To eliminate the influence of dimensional differences among features, the original variables were first standardized using Z-score normalization (formula: Xnorm​\(\:=\frac{\text{x}-\varvec{\upmu\:}\text{}}{{\upsigma\:}}\)), transforming them into a standard normal distribution with a mean of 0 and a standard deviation of 1. Spearman rank correlation analysis was then performed to evaluate feature redundancy, with a correlation coefficient threshold of ( |ρ| > 0.9 ) used to identify and remove highly correlated features, thereby retaining those most representative of OLNM. During the feature selection phase, the least absolute shrinkage and selection operator (LASSO) regression was applied, and fivefold cross-validation was used to determine the optimal regularization parameter (α) by minimizing the log loss of the binary classification task. Features with non-zero coefficients were retained, and a coefficient path plot was generated to visualize the shrinkage process. Based on the selected features, five classification models were established: Gradient Boosting (GB), Light Gradient Boosting Machine (LGBM), Logistic Regression (LR), Multilayer Perceptron (MLP), and Random Forest (RF). The performance of each model was systematically evaluated using metrics including area under the curve (AUC), sensitivity, specificity, F1-score, and their respective 95% confidence intervals (CIs).The optimal model was selected based on its highest AUC value in the test set and a well-fitted calibration curve, indicating superior predictive accuracy and calibration, with a Brier score below 0.1.Following this workflow, five types of models were constructed to comprehensively evaluate the predictive value of various data sources for assessing OLNM in cervical cancer: Clinical model, radiomics model, deep learning model, radiomics–deep learning fusion model, clinical model, and integrated radiomics–deep learning–clinical model.(Fig. 1).

Statistical methods

All statistical analyses were conducted using SPSS 26.0 software and the Onekey platform 3.1.8. All data conforming to a normal distribution are presented asx̄ ± s. The χ² test was used for discrete variables, while the independent sample t-test was used for continuous variables. Consistency between the two physicians in extracting radiomics features was determined using the ICC, with an ICC exceeding 0.9 indicating good consistency.

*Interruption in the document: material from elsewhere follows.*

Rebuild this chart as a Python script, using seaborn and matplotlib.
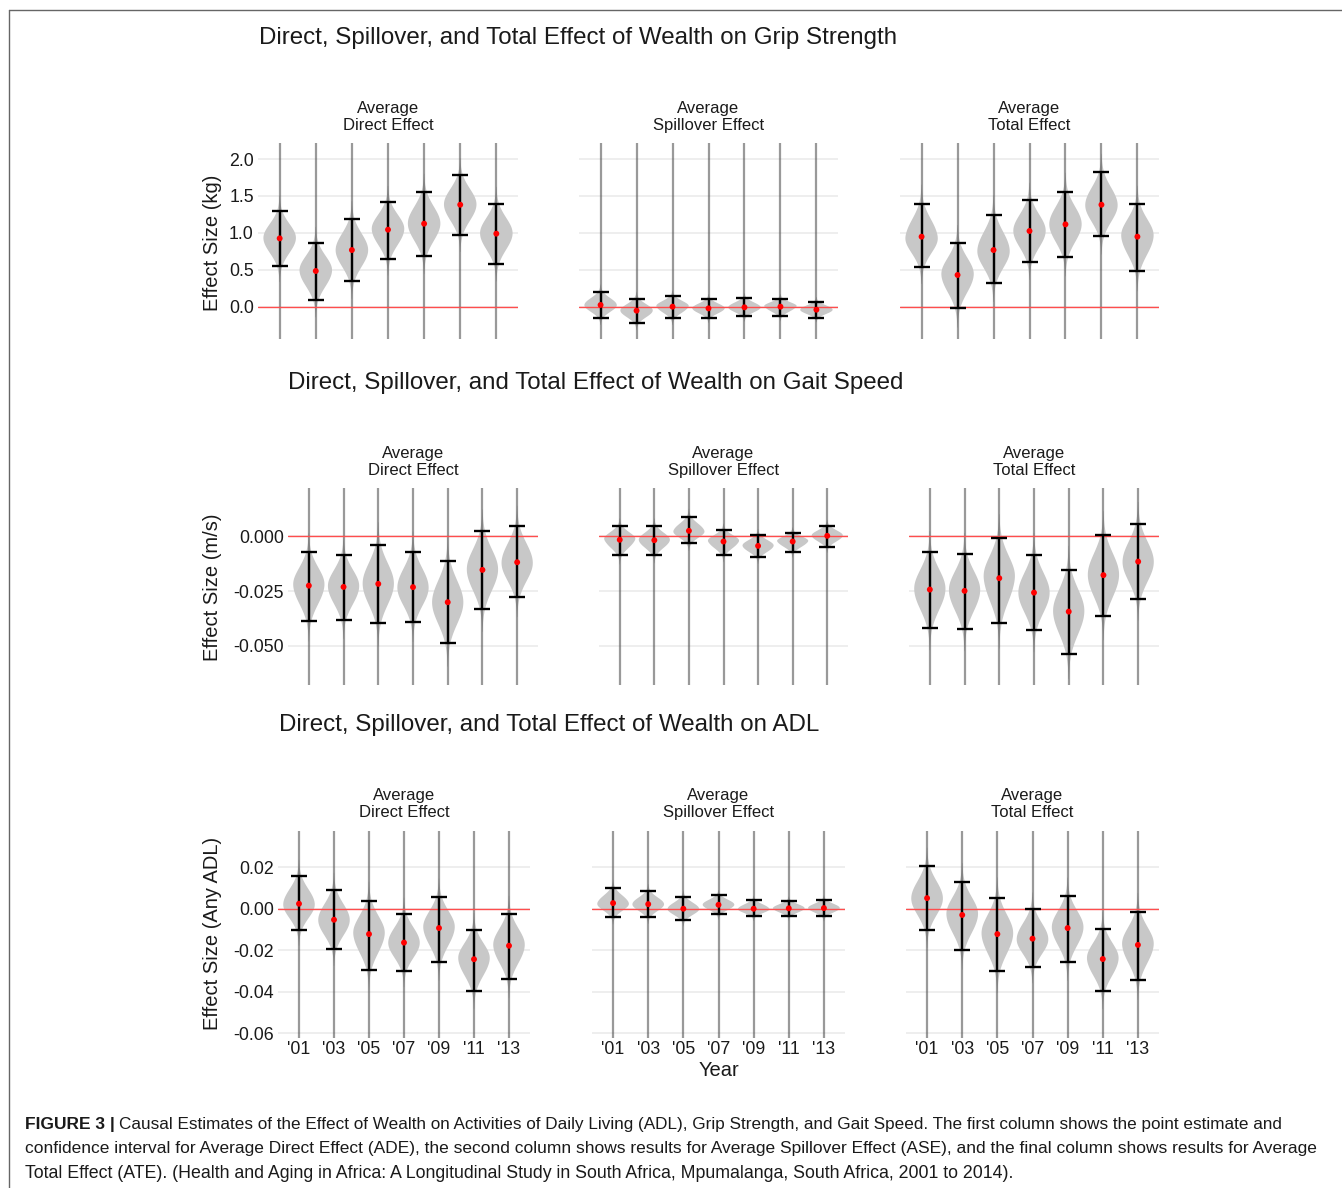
import numpy as np
import pandas as pd
import matplotlib
matplotlib.use("Agg")
import matplotlib.pyplot as plt
from matplotlib.lines import Line2D
import seaborn as sns
from statistics import NormalDist

years = ["'01", "'03", "'05", "'07", "'09", "'11", "'13"]
effect_names = ["Average\nDirect Effect", "Average\nSpillover Effect", "Average\nTotal Effect"]

# Grip strength (kg): point estimate, CI low, CI high
grip_direct_est = [0.925, 0.483, 0.767, 1.043, 1.124, 1.381, 0.989]
grip_direct_lo = [0.55, 0.086, 0.348, 0.650, 0.691, 0.975, 0.578]
grip_direct_hi = [1.29, 0.862, 1.187, 1.418, 1.553, 1.779, 1.391]
grip_spill_est = [0.023, -0.054, 0.0, -0.023, -0.009, 0.0, -0.041]
grip_spill_lo = [-0.149, -0.221, -0.158, -0.149, -0.131, -0.126, -0.149]
grip_spill_hi = [0.199, 0.108, 0.14, 0.099, 0.113, 0.108, 0.068]
grip_total_est = [0.948, 0.429, 0.767, 1.025, 1.115, 1.381, 0.948]
grip_total_lo = [0.542, -0.023, 0.321, 0.605, 0.668, 0.953, 0.479]
grip_total_hi = [1.395, 0.858, 1.237, 1.440, 1.558, 1.819, 1.386]

# Gait speed (m/s)
gait_direct_est = [-0.0225, -0.0231, -0.0217, -0.0232, -0.0301, -0.0153, -0.0118]
gait_direct_lo = [-0.0387, -0.0382, -0.0398, -0.0391, -0.0488, -0.0333, -0.0277]
gait_direct_hi = [-0.0073, -0.0087, -0.0038, -0.0070, -0.0113, 0.0023, 0.0046]
gait_spill_est = [-0.0015, -0.0017, 0.0026, -0.0023, -0.0043, -0.0023, 0.0003]
gait_spill_lo = [-0.0087, -0.0084, -0.0032, -0.0083, -0.0095, -0.0070, -0.0046]
gait_spill_hi = [0.0047, 0.0046, 0.0090, 0.0029, 0.0006, 0.0018, 0.0049]
gait_total_est = [-0.0243, -0.0249, -0.0191, -0.0257, -0.0344, -0.0177, -0.0115]
gait_total_lo = [-0.0419, -0.0424, -0.0395, -0.0430, -0.0540, -0.0366, -0.0286]
gait_total_hi = [-0.0073, -0.0081, -0.0005, -0.0084, -0.0153, 0.0009, 0.0058]

# ADL (any ADL)
adl_direct_est = [0.0024, -0.0053, -0.0122, -0.0163, -0.0093, -0.0243, -0.0178]
adl_direct_lo = [-0.0104, -0.0194, -0.0293, -0.0299, -0.0254, -0.0394, -0.0338]
adl_direct_hi = [0.0158, 0.0090, 0.0038, -0.0026, 0.0058, -0.0102, -0.0026]
adl_spill_est = [0.0027, 0.0022, 0.0, 0.0019, 0.0, 0.0002, 0.0003]
adl_spill_lo = [-0.0038, -0.0038, -0.0054, -0.0027, -0.0037, -0.0035, -0.0037]
adl_spill_hi = [0.0098, 0.0083, 0.0056, 0.0064, 0.0040, 0.0038, 0.0042]
adl_total_est = [0.0051, -0.0030, -0.0122, -0.0144, -0.0093, -0.0242, -0.0174]
adl_total_lo = [-0.0101, -0.0197, -0.0302, -0.0280, -0.0254, -0.0394, -0.0342]
adl_total_hi = [0.0205, 0.0128, 0.0051, -0.0003, 0.0061, -0.0098, -0.0016]

rows = [
    dict(title="Direct, Spillover, and Total Effect of Wealth on Grip Strength",
         ylabel="Effect Size (kg)",
         panels=[(grip_direct_est, grip_direct_lo, grip_direct_hi),
                 (grip_spill_est, grip_spill_lo, grip_spill_hi),
                 (grip_total_est, grip_total_lo, grip_total_hi)],
         yticks=[0.0, 0.5, 1.0, 1.5, 2.0], fmt="{:.1f}", ylim=(-0.438, 2.217)),
    dict(title="Direct, Spillover, and Total Effect of Wealth on Gait Speed",
         ylabel="Effect Size (m/s)",
         panels=[(gait_direct_est, gait_direct_lo, gait_direct_hi),
                 (gait_spill_est, gait_spill_lo, gait_spill_hi),
                 (gait_total_est, gait_total_lo, gait_total_hi)],
         yticks=[-0.05, -0.025, 0.0], fmt="{:.3f}", ylim=(-0.0680, 0.0222)),
    dict(title="Direct, Spillover, and Total Effect of Wealth on ADL",
         ylabel="Effect Size (Any ADL)",
         panels=[(adl_direct_est, adl_direct_lo, adl_direct_hi),
                 (adl_spill_est, adl_spill_lo, adl_spill_hi),
                 (adl_total_est, adl_total_lo, adl_total_hi)],
         yticks=[-0.06, -0.04, -0.02, 0.0, 0.02], fmt="{:.2f}", ylim=(-0.0622, 0.0374)),
]

# layout in pixels (figure is 1342 x 1188)
W, H = 1342, 1188
panel_x = [
    [(258, 518), (579, 838), (900, 1159)],
    [(288, 538), (599, 848), (909, 1159)],
    [(278, 530), (592, 845), (906, 1159)],
]
panel_y = [(143, 339), (488, 685), (831, 1038)]
title_pos = [(259, 38), (288, 383), (279, 725)]
subtitle_y = [117, 462, 804]
ylabel_y = [243, 587, 933]


def draws(est, lo, hi, n=500):
    # reconstruct a posterior-like sample from the point estimate and CI
    vals = []
    for e, l, h in zip(est, lo, hi):
        sd_lo = max((e - l) / 1.96, 1e-9)
        sd_hi = max((h - e) / 1.96, 1e-9)
        for i in range(n):
            z = NormalDist().inv_cdf((i + 0.5) / n)
            vals.append(e + z * (sd_hi if z > 0 else sd_lo))
    return np.array(vals)


sns.set_theme(style="white")
plt.rcParams["font.family"] = ["Liberation Sans", "DejaVu Sans"]

fig = plt.figure(figsize=(W / 100, H / 100), dpi=100)

for r, row in enumerate(rows):
    y0, y1 = panel_y[r]
    for c, (est, lo, hi) in enumerate(row["panels"]):
        x0, x1 = panel_x[r][c]
        ax = fig.add_axes([x0 / W, 1 - y1 / H, (x1 - x0) / W, (y1 - y0) / H])
        df = pd.DataFrame({
            "year": np.repeat(years, 500),
            "value": draws(est, lo, hi),
        })
        sns.violinplot(data=df, x="year", y="value", order=years, ax=ax,
                       color="#c8c8c8", saturation=1, linewidth=0, inner=None,
                       cut=0, density_norm="width", width=0.9)
        for coll in ax.collections:
            coll.set_edgecolor("none")
            coll.set_zorder(1)
        pos = np.arange(len(years))
        ax.vlines(pos, 0, 1, transform=ax.get_xaxis_transform(),
                  color="#555555", alpha=0.6, lw=1.6, zorder=1.5)
        ax.axhline(0, color="#ff4d4d", lw=1.0, zorder=1.6)
        est_a, lo_a, hi_a = np.array(est), np.array(lo), np.array(hi)
        ax.errorbar(pos, est_a, yerr=[est_a - lo_a, hi_a - est_a], fmt="none",
                    ecolor="black", elinewidth=1.7, capsize=6, capthick=1.7, zorder=3)
        ax.scatter(pos, est_a, s=18, color="red", edgecolor="none", zorder=4)

        ax.set_xlim(-0.6, 6.6)
        ax.set_ylim(*row["ylim"])
        ax.set_yticks(row["yticks"])
        ax.grid(axis="y", color="#ebebeb", lw=1.2)
        ax.grid(axis="x", visible=False)
        ax.set_axisbelow(True)
        for s in ax.spines.values():
            s.set_visible(False)
        ax.set_xlabel("")
        ax.set_ylabel("")
        ax.tick_params(length=0, labelsize=12.8, colors="#1a1a1a", pad=3)
        if c == 0:
            ax.set_yticklabels([row["fmt"].format(v) for v in row["yticks"]])
        else:
            ax.set_yticklabels([])
        if r == 2:
            ax.set_xticks(pos)
            ax.set_xticklabels(years)
            ax.tick_params(axis="x", pad=2)
        else:
            ax.set_xticklabels([])

        fig.text((x0 + x1) / 2 / W, 1 - subtitle_y[r] / H, effect_names[c],
                 ha="center", va="center", fontsize=12, linespacing=1.2,
                 color="#1a1a1a")

    tx, ty = title_pos[r]
    fig.text(tx / W, 1 - ty / H, row["title"], ha="left", va="center",
             fontsize=17.4, color="#1a1a1a")
    fig.text(212 / W, 1 - ylabel_y[r] / H, row["ylabel"], rotation=90,
             ha="center", va="center", fontsize=14.5, color="#1a1a1a")

fig.text(719 / W, 1 - 1071 / H, "Year", ha="center", va="center",
         fontsize=14.5, color="#1a1a1a")

# frame around the figure
fig.add_artist(Line2D([9 / W, 1], [1 - 10 / H, 1 - 10 / H], color="#666666", lw=1))
fig.add_artist(Line2D([9 / W, 9 / W], [0, 1 - 10 / H], color="#666666", lw=1))

# caption
fig.text(25 / W, 1 - 1124 / H, "FIGURE 3 |", ha="left", va="center",
         fontsize=12.5, fontweight="bold", color="#1a1a1a")
fig.text(119 / W, 1 - 1124 / H,
         "Causal Estimates of the Effect of Wealth on Activities of Daily Living (ADL), "
         "Grip Strength, and Gait Speed. The first column shows the point estimate and",
         ha="left", va="center", fontsize=12.3, color="#1a1a1a")
fig.text(25 / W, 1 - 1149 / H,
         "confidence interval for Average Direct Effect (ADE), the second column shows "
         "results for Average Spillover Effect (ASE), and the final column shows results for Average",
         ha="left", va="center", fontsize=12.5, color="#1a1a1a")
fig.text(25 / W, 1 - 1173 / H,
         "Total Effect (ATE). (Health and Aging in Africa: A Longitudinal Study in South Africa, "
         "Mpumalanga, South Africa, 2001 to 2014).",
         ha="left", va="center", fontsize=12.8, color="#1a1a1a")

fig.savefig("out.png", dpi=100)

The diagnostic performance of the model was evaluated based on the area under the curve (AUC) value. A model with an AUC greater than 0.9 was considered to have excellent predictive performance, while an AUC exceeding 0.8 indicated good diagnostic performance. AUC between 0.7 and 0.8 denoted average diagnostic performance, while values between 0.6 and 0.7 suggested low diagnostic performance. The DeLong test was used to evaluate differences in AUC values. Decision curve analysis (DCA) was employed to assess the clinical utility of the model. A p-value less than 0.05 was considered statistically significant.